Tuesday 22 November 2011

Small things...

"I'm running fast and free to you, for you are the movement and fight in me..."

Even when it's dark outside, when the wind howls and the storm rages; even when it all feels hopeless, when I'd love to curl up in hole and pretend there's nothing else; even if I can't see the light at the end, and I've lost sight of where life is going; even if I can't feel it, I can still remember, or remember what remembering is like.

You are the movement and fight in me. There is joy, small & fleeting, but hopeful, I have been saved.

"Remain in me, and I will remain in you"

To do otherwise would be an active step away, remaining is the easiest act I can do, and it is the only thing I can do.

The battle has already been won, the joy is ours.

Those Three Words...

If I've only learnt one thing this week, it's that life has a purpose, bigger than I could ever imagine.

The rain came suddenly, but already it looks better outside.

This still hurts, but I'll keep pressing forward, remembering these encouragements...

Monday 21 November 2011

Every tear drop is a waterfall...

The stars looked beautiful on my way home, I stopped at a wet park bench to revel in the quiet...

There's knowing and there's knowing, I wish I knew...

"I am not my own,
For I have been made new.
Please don't let me go,
I desperately need you..."

I wish you didn't feel so impassive! Where are you?!

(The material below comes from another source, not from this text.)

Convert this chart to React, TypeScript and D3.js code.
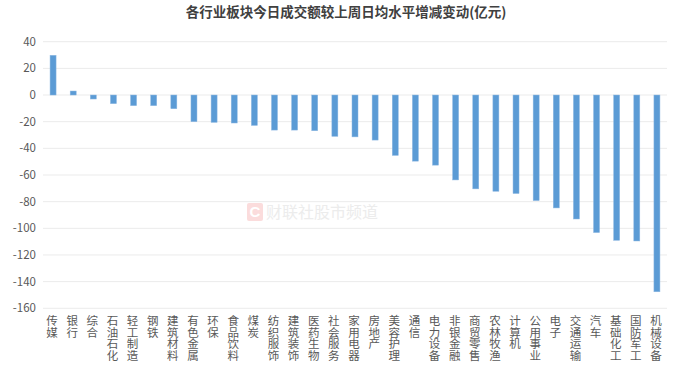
import React from 'react';
import * as d3 from 'd3';

const categories = [
  '传媒', '银行', '综合', '石油石化', '轻工制造', '钢铁', '建筑材料', '有色金属',
  '环保', '食品饮料', '煤炭', '纺织服饰', '建筑装饰', '医药生物', '社会服务', '家用电器',
  '房地产', '美容护理', '通信', '电力设备', '非银金融', '商贸零售', '农林牧渔', '计算机',
  '公用事业', '电子', '交通运输', '汽车', '基础化工', '国防军工', '机械设备',
];

const changes = [
  29.8, 3, -3, -6.5, -8, -8, -10.3, -20,
  -20.5, -21, -22.8, -26.3, -26.3, -26.8, -31, -31.4,
  -33.8, -45.3, -49.6, -52.6, -63.7, -70.4, -72.2, -73.9,
  -79.2, -84.7, -93, -103.2, -109, -109.5, -147.6,
];

const yTicks = [40, 20, 0, -20, -40, -60, -80, -100, -120, -140, -160];

const title = '各行业板块今日成交额较上周日均水平增减变动(亿元)';

const W = 692;
const H = 369;
const font = '"Noto Sans CJK SC", "Noto Sans", sans-serif';

const App = () => {
  const margin = { top: 41.7, left: 43, right: 25 };

  const x = d3.scaleBand<string>()
    .domain(categories)
    .range([margin.left, W - margin.right])
    .paddingInner(0.7)
    .paddingOuter(0.35);

  const y = d3.scaleLinear()
    .domain([40, -160])
    .range([margin.top, margin.top + 266.6]);

  const barW = 6;

  return (
    <svg width={W} height={H} style={{ position: 'absolute', left: 0, top: 0, background: '#fff' }}>
      <text x={346} y={17} textAnchor="middle" fontFamily={font} fontSize={13.5} fontWeight="bold" fill="#404040">
        {title}
      </text>

      {/* watermark */}
      <g>
        <rect x={247} y={203} width={16} height={18} rx={2} fill="#fbdcdc" />
        <text x={255} y={217} textAnchor="middle" fontFamily="Arial, sans-serif" fontWeight="bold" fontSize={15} fill="#fff">C</text>
        <text x={266} y={218} fontFamily={font} fontSize={16} fill="#ececec">财联社股市频道</text>
      </g>

      {yTicks.map(t => (
        <g key={t}>
          <line x1={margin.left} x2={W - margin.right} y1={y(t)} y2={y(t)} stroke="#ebebeb" strokeWidth={1} />
          <text x={36} y={y(t) + 4} textAnchor="end" fontFamily={font} fontSize={11.5} fill="#595959">{t}</text>
        </g>
      ))}

      {categories.map((c, i) => {
        const cx = (x(c) as number) + x.bandwidth() / 2;
        const v = changes[i];
        return (
          <rect
            key={c}
            x={cx - barW / 2}
            y={Math.min(y(v), y(0))}
            width={barW}
            height={Math.abs(y(v) - y(0))}
            fill="#5b9bd5"
            stroke="#8db8e2"
            strokeWidth={0.5}
          />
        );
      })}

      {categories.map(c => {
        const cx = (x(c) as number) + x.bandwidth() / 2;
        return (
          <text key={c} fontFamily={font} fontSize={11.5} fill="#595959" textAnchor="middle">
            {c.split('').map((ch, j) => (
              <tspan key={j} x={cx - 1} y={325 + j * 11.7}>{ch}</tspan>
            ))}
          </text>
        );
      })}
    </svg>
  );
};

export default App;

Holding firmly to the faith we profess...even if it's just my fingertips, will you help me hold on?

Thursday 17 November 2011

Journey again...

"This grip...never breaks...
Your words are always there to break my fall
In them I find the comfort to see through it all

Guide me through uncharted waters
Before I lose my way again
Will you be my compass until forever?"


Wednesday 16 November 2011

"When life gives you lemons....

Sell them because you're a student and you have no money"

An indication of how productive my day has been/is, is the fact that I now have twitter.

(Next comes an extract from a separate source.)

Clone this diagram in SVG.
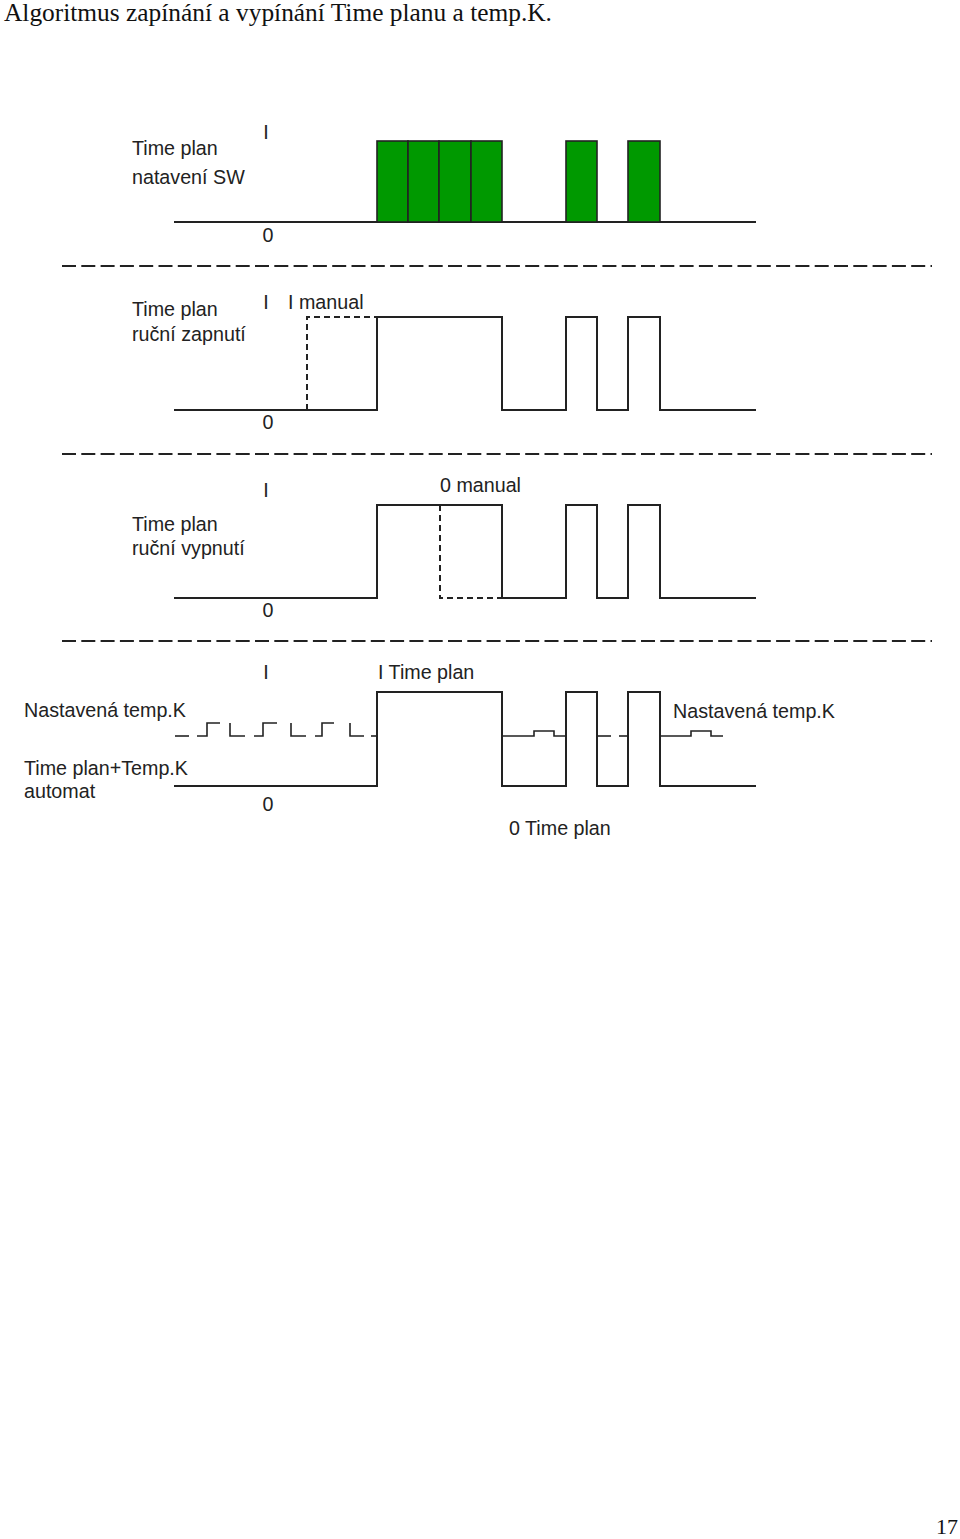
<svg xmlns="http://www.w3.org/2000/svg" width="960" height="1539" viewBox="0 0 960 1539">
<style>
.t{font-family:"Liberation Serif","Times New Roman",serif;fill:#111}
.l{font-family:"Liberation Sans",Arial,sans-serif;font-size:19.7px;fill:#222}
.m{text-anchor:middle}
.sig{fill:none;stroke:#222;stroke-width:2}
.dsh{fill:none;stroke:#222;stroke-width:2;stroke-dasharray:6 4}
.sep{fill:none;stroke:#222;stroke-width:2;stroke-dasharray:14 5.3}
.tk{fill:none;stroke:#222;stroke-width:1.6}
.g{fill:#009900;stroke:#222;stroke-width:1.6}
</style>
<rect width="960" height="1539" fill="#fff"/>
<text class="t" x="4" y="21" font-size="25.4">Algoritmus zapínání a vypínání Time planu a temp.K.</text>

<g id="separators">
<line class="sep" x1="62" y1="266" x2="932" y2="266"/>
<line class="sep" x1="62" y1="454" x2="932" y2="454"/>
<line class="sep" x1="62" y1="641" x2="932" y2="641"/>
</g>

<g id="row1">
<text class="l" x="132" y="155">Time plan</text>
<text class="l" x="132" y="184">natavení SW</text>
<text class="l m" x="266" y="139">I</text>
<text class="l m" x="268" y="242">0</text>
<line class="sig" x1="174" y1="222" x2="756" y2="222"/>
<rect class="g" x="377" y="141" width="31" height="81"/>
<rect class="g" x="408" y="141" width="31" height="81"/>
<rect class="g" x="439" y="141" width="32" height="81"/>
<rect class="g" x="471" y="141" width="31" height="81"/>
<rect class="g" x="566" y="141" width="31" height="81"/>
<rect class="g" x="628" y="141" width="32" height="81"/>
</g>

<g id="row2">
<text class="l" x="132" y="316">Time plan</text>
<text class="l" x="132" y="341">ruční zapnutí</text>
<text class="l m" x="266" y="309">I</text>
<text class="l" x="288" y="309">I manual</text>
<text class="l m" x="268" y="429">0</text>
<polyline class="sig" points="174,410 377,410 377,317 502,317 502,410 566,410 566,317 597,317 597,410 628,410 628,317 660,317 660,410 756,410"/>
<polyline class="dsh" points="307,410 307,317 377,317"/>
</g>

<g id="row3">
<text class="l" x="132" y="531">Time plan</text>
<text class="l" x="132" y="555">ruční vypnutí</text>
<text class="l m" x="266" y="497">I</text>
<text class="l" x="440" y="492">0 manual</text>
<text class="l m" x="268" y="617">0</text>
<polyline class="sig" points="174,598 377,598 377,505 502,505 502,598 566,598 566,505 597,505 597,598 628,598 628,505 660,505 660,598 756,598"/>
<polyline class="dsh" points="440,505 440,598 502,598"/>
</g>

<g id="row4">
<text class="l" x="24" y="717">Nastavená temp.K</text>
<text class="l" x="24" y="775">Time plan+Temp.K</text>
<text class="l" x="24" y="798">automat</text>
<text class="l m" x="266" y="679">I</text>
<text class="l" x="378" y="679">I Time plan</text>
<text class="l m" x="268" y="811">0</text>
<text class="l" x="673" y="718">Nastavená temp.K</text>
<text class="l" x="509" y="835">0 Time plan</text>
<polyline class="sig" points="174,786 377,786 377,692 502,692 502,786 566,786 566,692 597,692 597,786 628,786 628,692 660,692 660,786 756,786"/>
<g id="tempK">
<polyline class="tk" points="175,736 189,736"/>
<polyline class="tk" points="197,736 207,736 207,723 220,723"/>
<polyline class="tk" points="230,723 230,736 245,736"/>
<polyline class="tk" points="254,736 263,736 263,723 277,723"/>
<polyline class="tk" points="291,723 291,736 306,736"/>
<polyline class="tk" points="315,736 322,736 322,723 334,723"/>
<polyline class="tk" points="350,723 350,736 364,736"/>
<polyline class="tk" points="371,736 377,736"/>
<polyline class="tk" points="502,736 534,736 534,731 554,731 554,736 566,736"/>
<polyline class="tk" points="597,736 611,736"/>
<polyline class="tk" points="619,736 628,736"/>
<polyline class="tk" points="660,736 691,736 691,731 711,731 711,736 723,736"/>
</g>
</g>

<text class="t" x="958" y="1534" font-size="22" text-anchor="end">17</text>
</svg>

Oh for an attention span of more than 5 minutes...


Monday 14 November 2011

The Bigger Picture

"Hard pressed on every side, but not crushed..."

Some small comfort in that...

We are safe. Hold on hope.

Sunday 13 November 2011

The journey...

"Yet will he bring, dark to light..."

We were created to be relational, to be creative, to be joyful. There should be no shame in happiness.

“Hear my prayer, O LORD,
listen to my cry for help;
be not deaf to my weeping.
For I dwell with you as an alien,
a stranger, as all my fathers were.
Look away from me, that I may rejoice again
before I depart and am no more.”

God understands our weeping, plant your tears in him and you will reap joy. There is no shame in happiness.

Darkness...

The nights come in quicker, the smiles come in slower.

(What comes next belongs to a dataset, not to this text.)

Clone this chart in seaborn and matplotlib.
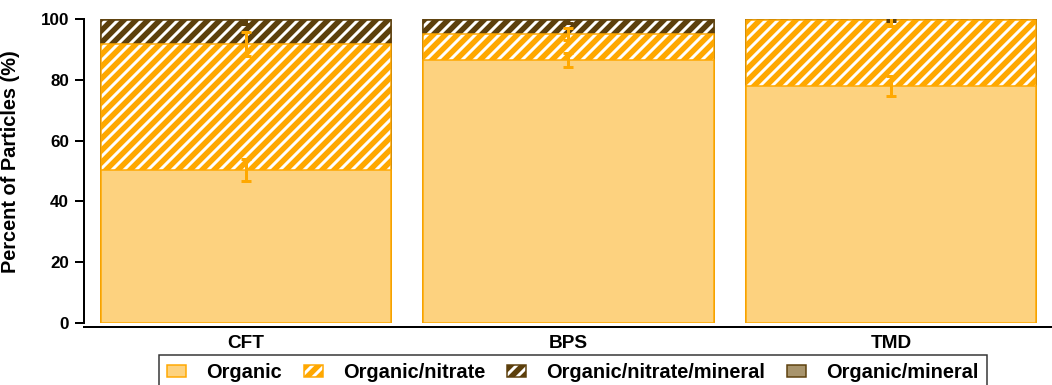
import numpy as np
import pandas as pd
import matplotlib
matplotlib.use("Agg")
import matplotlib.pyplot as plt
from matplotlib.patches import Patch
import seaborn as sns

# data (percent of particles)
sites = ["CFT", "BPS", "TMD"]
organic = [50.4, 86.6, 78.0]
organic_nitrate = [41.4, 8.5, 21.6]
organic_nitrate_mineral = [8.0, 4.7, 0.3]
organic_mineral = [0.2, 0.2, 0.1]

err_organic = [3.6, 2.3, 3.3]
err_organic_nitrate = [4.0, 2.0, 2.0]
err_organic_nitrate_mineral = [1.5, 1.0, 0.5]

layer_names = ["Organic", "Organic/nitrate", "Organic/nitrate/mineral", "Organic/mineral"]

ORANGE = "#FFA800"
LIGHT = "#FDD27F"
BROWN = "#5C3F0C"
TAN = "#A8946C"

sns.set_style("white")
plt.rcParams["font.family"] = ["Liberation Sans", "DejaVu Sans"]
plt.rcParams["font.weight"] = "bold"
plt.rcParams["hatch.linewidth"] = 5.5
plt.rcParams["text.color"] = "black"
plt.rcParams["axes.labelcolor"] = "black"
plt.rcParams["xtick.color"] = "black"
plt.rcParams["ytick.color"] = "black"

# stack the layers
df = pd.DataFrame({"site": sites,
                   "Organic": organic,
                   "Organic/nitrate": organic_nitrate,
                   "Organic/nitrate/mineral": organic_nitrate_mineral,
                   "Organic/mineral": organic_mineral})
cum = df[layer_names].cumsum(axis=1)
for name in layer_names:
    df["cum_" + name] = cum[name]

DPI = 72
fig = plt.figure(figsize=(1052 / DPI, 385 / DPI), dpi=DPI)
ax = fig.add_axes([84 / 1052, 1 - 323 / 385, 1 - 84 / 1052, (323 - 19) / 385])

styles = {
    "Organic": dict(color=LIGHT, edgecolor=ORANGE, hatch=None),
    "Organic/nitrate": dict(color="white", edgecolor=ORANGE, hatch="//"),
    "Organic/nitrate/mineral": dict(color="white", edgecolor=BROWN, hatch="//"),
    "Organic/mineral": dict(color=TAN, edgecolor=BROWN, hatch=None),
}

# draw the tallest cumulative bar first so lower layers sit on top
for name in reversed(layer_names):
    st = styles[name]
    sns.barplot(data=df, x="site", y="cum_" + name, order=sites, ax=ax,
                color=st["color"], edgecolor=st["edgecolor"], hatch=st["hatch"],
                linewidth=1.5, width=0.9, saturation=1, errorbar=None)

# error bars at the top of each layer
xpos = np.arange(len(sites))
for name, err, c in [("Organic/nitrate/mineral", err_organic_nitrate_mineral, BROWN),
                     ("Organic", err_organic, ORANGE),
                     ("Organic/nitrate", err_organic_nitrate, ORANGE)]:
    ax.errorbar(xpos, df["cum_" + name], yerr=err, fmt="none", ecolor=c,
                elinewidth=3, capsize=5, capthick=3, zorder=5)

ax.set_xlim(-0.503, 2.466)
ax.set_ylim(0, 100)
ax.set_yticks([0, 20, 40, 60, 80, 100])
ax.set_xticks(xpos)
ax.set_xticks([-0.5, 0.5, 1.5, 2.5], minor=True)
ax.tick_params(axis="x", which="major", length=0, pad=8, labelsize=19)
ax.tick_params(axis="x", which="minor", length=10, width=2, direction="out")
ax.tick_params(axis="y", length=9, width=2, direction="out", labelsize=17, pad=6, left=True)
for lab in ax.get_xticklabels() + ax.get_yticklabels():
    lab.set_fontweight("bold")

ax.set_xlabel("")
ax.set_ylabel("Percent of Particles (%)", fontsize=20, fontweight="bold")
ax.yaxis.set_label_coords(-0.066, 0.53)

sns.despine(ax=ax)
for side in ["left", "bottom"]:
    ax.spines[side].set_linewidth(2)
    ax.spines[side].set_color("black")
ax.spines["bottom"].set_position(("outward", 4))

handles = [Patch(facecolor=styles[n]["color"], edgecolor=styles[n]["edgecolor"],
                 hatch=styles[n]["hatch"], linewidth=1.5, label=n) for n in layer_names]
leg = fig.legend(handles=handles, loc="upper center", bbox_to_anchor=(573 / 1052, 1 - 355 / 385),
                 ncol=4, frameon=True, fancybox=False, edgecolor="black", borderaxespad=0,
                 prop={"size": 20, "weight": "bold"}, handlelength=0.95, handleheight=0.6,
                 handletextpad=1.0, columnspacing=1.1, borderpad=0.4)
leg.get_frame().set_linewidth(1.5)

fig.savefig("out.png", dpi=DPI)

"Where are you in my broken heart?
Everything seems to fall apart
Everything feels rusted over
Tell me that you're there..."

Wednesday 9 November 2011

Strength

Beauty in the aftermath...

Where does it come from?

What my heart craves is love, what my mind craves is solitude...

"If you don't stand for something, you'll fall for anything..."

Tuesday 8 November 2011

Language

Words. Who needs words? Words are so harsh, with their straight lines and their curves.
Words provide no nourishment or comfort, there is no love in words.
Words are impassive, tools of our emotions, shrapnel of our minds. Words have no feelings, they do not care.

Words paint a thousand pictures, when eyes cannot suffice, ears begin to hear.
Words begin where imagination left off, when hearts have grown cold, minds weak, words will fight.
Words survive, words wrestle and win wars, words bring back echoes of the past, full of colour, and hope.

Words. Who needs words?

Friday 4 November 2011

T minus zero

If I could make more time, what would I do in it?

If there was always another day, how would you spend it?

When I have so much to do, do I really want more time?

"Who of you by worrying can add a single hour to his life?"

"My presence will go with you, and I will give you rest"

Tuesday 1 November 2011

When you're too in love to let it go...

Now is the time to not lose heart. Now more than ever.

This is when I need to remember grace, to hold on to joy.

If I can keep my heart singing, my soul praising, this will be my satisfaction.